Going home for the holidays?

Many people will be. Many others might long to, and be unable. And some might be feeling a degree of emptiness or disassociation from a loving family center.

To have a happy place to come home to or go back to is a special thought - a particularly treasured one for many. So much so that when it is lacking or seems intangible, we may be tempted to feel wistful or depressed.

A happy home and family life is an ideal, and one to be legitimately desired and believed in. But if that ideal doesn't seem present in our lives, where does that leave us? Actually it leaves us at no disadvantage in participating in the unselfish giving and receiving of family love, which each one of us - as we discover ourselves to be the sons and daughters of God - is able to have. The Bible provides a specific promise along these lines: ''God setteth the solitary in families.'' n1

n1 Psalms 68:6.

''How will He do this for me?'' one might ask. And that's a fair question. In fact, we oughtm to ask it if we don't feel properly ''familied'' at this season (or any season!).

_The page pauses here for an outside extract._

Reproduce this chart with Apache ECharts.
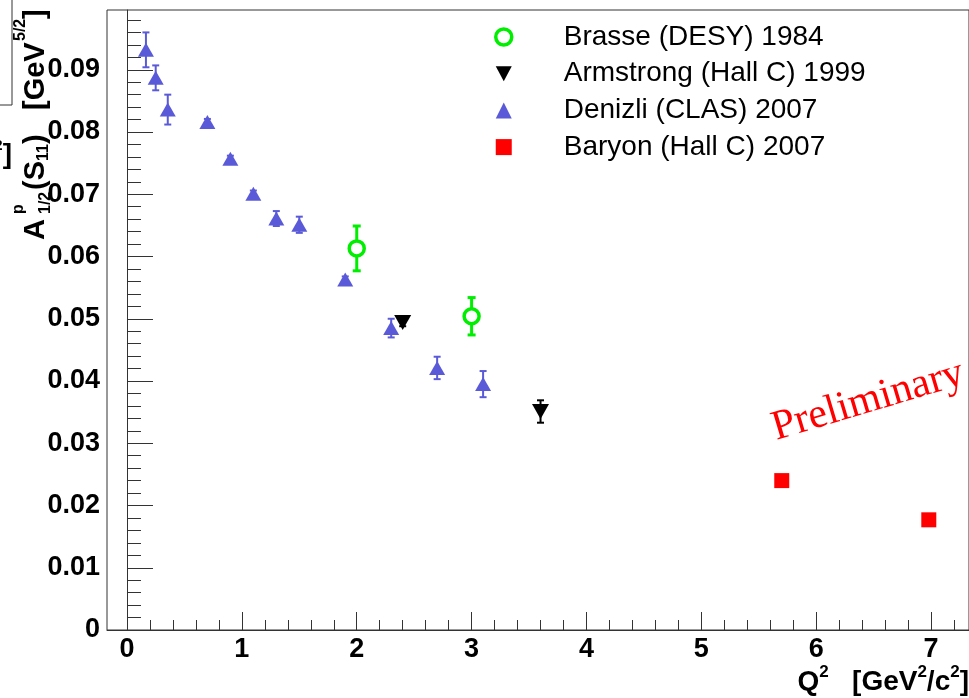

That ''God setteth the solitary in families'' was an idea I included in a special study time I used for gaining more understanding of spiritual things. Within the span of a year, my marriage had ended and my mother, with whom I had shared a particularly close relationship, had passed on. I felt very alone, since the other members of my family were neither nearby nor happy, and I had no other relatives or close companions to be with.

By the time the holidays rolled around, I wasn't filled with much joyful anticipation. While I tried not to allow my feelings of loneliness and disappointment to show on the outside, I was very unhappy and secretly envious of those I saw who seemed to be well ''familied.''

Christian Science had taught me, on the basis of God's absolute goodness and supremacy, to rouse myself from mental swamps. So I set about searching to discover what I needed to know and see in this particular circumstance about God's nature and about my own true nature.

I continued to give special time to reading my Bible. While going through the New Testament, I was impressed by how often and unfailingly Christ Jesus referred to God as ''Father.'' His universally loved Lord's Prayer begins ''Our Father,'' and he often referred to God as ''my Father'' and ''your Father.'' This closeness is beautifully characterized in his words, ''He that sent me is with me: the Father hath not left me alone.'' n2

n2 John 8:29.

These words suggested to me the family relationship Jesus felt. He understood that he was loved; he felt himself to be the object of his Father's love and could do no less than demonstrate that powerful love in his life.

I began to see that going home for the holidays is really a mental journey - a recognition that home is found in the consciousness of our relationship to our Father-Mother God. As we begin to grasp and deeply feel the truth of our relationship to God as His spiritual creation, as the very expression of His being, we'll find the love and harmony and joy inherent in that relationship tangibly manifested in our lives.

''Father-Mother is the name for Deity, which indicates His tender relationship to His spiritual creation,'' writes Mary Baker Eddy, the Discoverer and Founder of Christian Science. ''As the apostle expressed it in words which he quoted with approbation from a classic poet: 'For we are also His offspring.' '' n3

n3 Science and Health with Key to the Scriptures, p. 332.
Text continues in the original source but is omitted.